Впрочем, в том же 1894 году судьба как будто улыбнулась ему. Еще в школе начав писать подражательные (в духе В. Гюго) стихи и сочинять комические драмы, Жарри с 1893 года довольно активно сотрудничает в «малой» парижской прессе: в одном из журналов он публикует прозаический отрывок «Гиньоль», за который получает премию, а в другом — небольшое «философское» эссе «Быть и жить». Эти литературные опыты обратили на себя внимание известного поэта и влиятельного литературного критика Реми де Гурмона. Он не только предложил Жарри совместно издавать литературно-художественный журнал «Имажье», но и ввел его в «цитадель» символизма — в круг редакции журнала «Меркюр де Франс» во главе с директором Альфредом Валеттом и его женой, писательницей Маргерит Эмери, выступавшей под псевдонимом Рашильд.

Что касается Рашильд, которой чрезвычайно нравилось думать, будто у нее «мужской склад ума», то Жарри сумел сразу же понравиться ей, польстив с помощью хитроумного комплимента («Нам приходилось читать ваши историйки, мадам, — возгласил он, впервые появившись в салоне Рашильд на одном из ее „вторников“. — До сегодняшнего дня мы полагали, что их сочинил мужчина! Теперь мы видим, что ошиблись, и это достойно всяческого сожаления».), и сохранил ее благожелательное расположение до конца жизни. Валетт же отнесся к нему гораздо более сдержанно, но все же, под влиянием супруги, в июле 1894 года опубликовал в своем журнале небольшую драму Жарри «Альдернаблу», а в сентябре — его первую, стихотворно-прозаическую, книгу «Песочные часы памяти», хотя и изданную небольшим (216 экземпляров) тиражом, но все же замеченную и вызвавшую несколько положительных откликов в прессе.

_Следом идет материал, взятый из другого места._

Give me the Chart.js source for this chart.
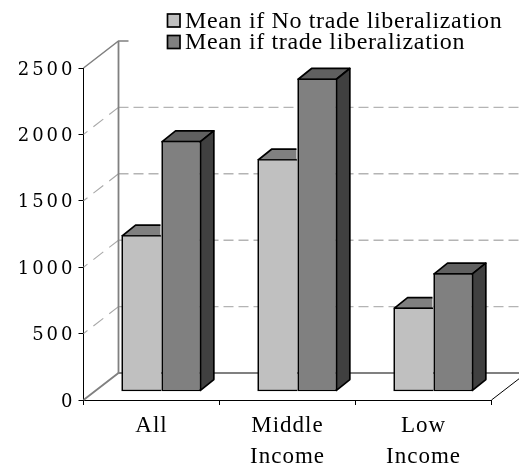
<!DOCTYPE html>
<html><head><meta charset="utf-8">
<style>html,body{margin:0;padding:0;background:#fff}canvas{display:block}</style>
<script src="https://cdn.jsdelivr.net/npm/chart.js@4"></script>
</head><body><canvas id="c" width="519" height="470"></canvas>
<script>
const categories = [['All'], ['Middle', 'Income'], ['Low', 'Income']];
const seriesNames = ['Mean if No trade liberalization', 'Mean if trade liberalization'];
const meanNoLib = [1179, 1751, 634];
const meanLib = [1889, 2359, 893];
const yTickStep = 500;
const yMax = 2500;

const WALL = {dx: 35, dy: 27};
const BAR_SHIFT = {dx: 9.8, dy: 8.3};
const DEPTH = {dx: 13.4, dy: 10.8};
const BORDER = 1.7;
const FACES = [{top: '#808080', side: '#606060'}, {top: '#606060', side: '#404040'}];
const SERIF = '"Liberation Serif", serif';

function line(ctx, pts, color, width, dash, offset) {
  ctx.save();
  ctx.beginPath();
  pts.forEach((p, i) => i ? ctx.lineTo(p[0], p[1]) : ctx.moveTo(p[0], p[1]));
  ctx.strokeStyle = color; ctx.lineWidth = width; ctx.setLineDash(dash || []);
  ctx.lineDashOffset = offset || 0;
  ctx.stroke();
  ctx.restore();
}
function face(ctx, pts, fill) {
  ctx.beginPath();
  pts.forEach((p, i) => i ? ctx.lineTo(p[0], p[1]) : ctx.moveTo(p[0], p[1]));
  ctx.closePath();
  ctx.fillStyle = fill; ctx.fill();
  ctx.strokeStyle = '#000'; ctx.lineWidth = BORDER; ctx.lineJoin = 'round'; ctx.stroke();
}

const wallsPlugin = {
  id: 'walls',
  beforeDatasetsDraw(chart) {
    const {ctx, scales: {x, y}} = chart;
    const l = x.left, r = x.right, b = y.getPixelForValue(0), t = y.getPixelForValue(yMax);
    const {dx, dy} = WALL;
    y.ticks.forEach(tk => {
      if (tk.value === 0 || tk.value === yMax) return;
      const py = y.getPixelForValue(tk.value);
      line(ctx, [[l, py], [l + dx, py - dy]], '#a8a8a8', 1.1, [12.5, 7.5], 7.5);
      line(ctx, [[l + dx, py - dy], [chart.width, py - dy]], '#b4b4b4', 1.4, [10, 5]);
    });
    line(ctx, [[l, t], [l + dx, t - dy], [l + dx + 10, t - dy]], '#808080', 1.5);
    line(ctx, [[l + dx, t - dy], [l + dx, b - dy]], '#808080', 1.8);
    line(ctx, [[l, b], [l + dx, b - dy], [chart.width, b - dy]], '#808080', 1.8);
    line(ctx, [[r, b], [r + dx, b - dy]], '#000', 1);
  },
  beforeDatasetDraw(chart, args) {
    const ctx = chart.ctx;
    const f = FACES[args.index];
    const inset = BORDER / 2;
    ctx.save();
    ctx.translate(BAR_SHIFT.dx, -BAR_SHIFT.dy);
    args.meta.data.forEach(bar => {
      const xl = bar.x - bar.width / 2 + inset, xr = bar.x + bar.width / 2 - inset;
      const yt = bar.y + inset, yb = bar.base - inset;
      const {dx, dy} = DEPTH;
      if (args.index === 0) {
        // the neighbouring taller bar hides everything to the right of this bar
        ctx.save();
        ctx.beginPath();
        ctx.rect(xl - 2, yt - dy - 2, xr - xl + 2, dy + 2);
        ctx.clip();
        face(ctx, [[xl, yt], [xl + dx, yt - dy], [xr + dx, yt - dy], [xr, yt]], f.top);
        ctx.restore();
      } else {
        face(ctx, [[xl, yt], [xl + dx, yt - dy], [xr + dx, yt - dy], [xr, yt]], f.top);
        face(ctx, [[xr, yt], [xr + dx, yt - dy], [xr + dx, yb - dy], [xr, yb]], f.side);
      }
    });
  },
  afterDatasetDraw(chart) { chart.ctx.restore(); }
};

const legendPlugin = {
  id: 'sideLegend',
  afterDraw(chart) {
    const ctx = chart.ctx;
    ctx.save();
    chart.data.datasets.forEach((d, i) => {
      const top = 14 + i * 21.5;
      ctx.fillStyle = d.backgroundColor; ctx.strokeStyle = '#000'; ctx.lineWidth = BORDER;
      ctx.fillRect(167.5, top, 12.5, 13); ctx.strokeRect(167.5, top, 12.5, 13);
      ctx.fillStyle = '#000';
      ctx.font = '24px ' + SERIF;
      ctx.letterSpacing = '0.65px';
      ctx.textAlign = 'left'; ctx.textBaseline = 'alphabetic';
      ctx.fillText(d.label, 185, top + 13.5);
    });
    ctx.restore();
  }
};

const tickText = {
  id: 'tickText',
  beforeDraw(chart) {
    const ctx = chart.ctx, y = chart.scales.y;
    ctx.letterSpacing = '1px';
    if (!y._wrapped) {
      const orig = y.drawLabels;
      y.drawLabels = function (area) {
        ctx.save();
        ctx.letterSpacing = '3px';
        ctx.translate(0, 2);
        orig.call(this, area);
        ctx.restore();
      };
      y._wrapped = true;
    }
  }
};

new Chart(document.getElementById('c'), {
  type: 'bar',
  data: {
    labels: categories,
    datasets: [
      {label: seriesNames[0], data: meanNoLib, backgroundColor: '#C0C0C0', borderColor: '#000', borderWidth: BORDER, borderSkipped: 'right', clip: false},
      {label: seriesNames[1], data: meanLib, backgroundColor: '#808080', borderColor: '#000', borderWidth: BORDER, borderSkipped: false, clip: false}
    ]
  },
  plugins: [tickText, wallsPlugin, legendPlugin],
  options: {
    responsive: false, animation: false,
    devicePixelRatio: 1,
    layout: {autoPadding: false, padding: {top: 68, right: 27.5, left: 0, bottom: 0}},
    datasets: {bar: {categoryPercentage: 0.588, barPercentage: 1}},
    plugins: {legend: {display: false}, tooltip: {enabled: false}, title: {display: false}},
    scales: {
      x: {
        afterFit(s) { s.height = 70; },
        grid: {offset: true, drawOnChartArea: false, color: '#000', tickLength: 5, tickColor: '#000'},
        border: {color: '#000', width: 1},
        ticks: {color: '#000', padding: 5, maxRotation: 0, autoSkip: false, font: {family: SERIF, size: 23, lineHeight: 1.37}}
      },
      y: {
        min: 0, max: yMax,
        afterFit(s) { s.width = 83.5; },
        grid: {drawOnChartArea: false, color: '#000', tickLength: 5, tickColor: '#000'},
        border: {color: '#000', width: 1},
        ticks: {stepSize: yTickStep, color: '#000', padding: 3, callback: v => String(v), font: {family: '"DejaVu Serif", serif', size: 18}}
      }
    }
  }
});
</script></body></html>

Однако, едва начавшись, литературная карьера Жарри была прервана в ноябре 1894 года новой травмой — призывом на военную службу. Выросший без отца, избалованный матерью, привыкший делать «что хочется», Жарри, конечно, был органически не способен переносить армейскую дисциплину, и хотя, благодаря высоким родственным связям, он пользовался разными послаблениями, получал внеочередные отпуска в город, частенько симулировал болезнь, чтобы «отдохнуть» в полковом госпитале, и даже позволял себе вежливо поиздеваться над начальством[18], служба была для него мукой. Небольшого роста, с коротковатыми ногами и руками, Жарри не был в состоянии ни маршировать в ногу, ни даже правильно держать ружье, которое вынужден был носить на манер алебарды. Пробыв в армии тринадцать месяцев (вместо положенных четырех лет), он был комиссован 14 декабря 1895 года в связи с «хронической желчнокаменной болезнью».

вернуться

16

См.: Rachilde. Ор. cit., р. 31–32.

вернуться

17

Разговор происходил в 1897 году, и ответ представлял собою одну из злых мистификаций Жарри: в действительности его мать скончалась в мае 1893 года в Париже, а отец — лишь два года спустя, в августе 1895 года, у себя на родине, в Лавале.

вернуться

18

Вот характерный анекдот о Жарри-рядовом. Сержант, приказавший группе провинившихся солдат вымести двор, видит, что один только Жарри остался недвижим и стоит в почтительно-вопрошающей позе. «Вы что, не слышали, что я сказал?» — рычит сержант. — «Слышал, господин сержант». — «Что вы слышали?» — «Что надо подмести двор, господин сержант». — «Так подметайте же, черт возьми! Что вам неясно?» — «Все ясно, господин сержант, но… в какую сторону подметать?»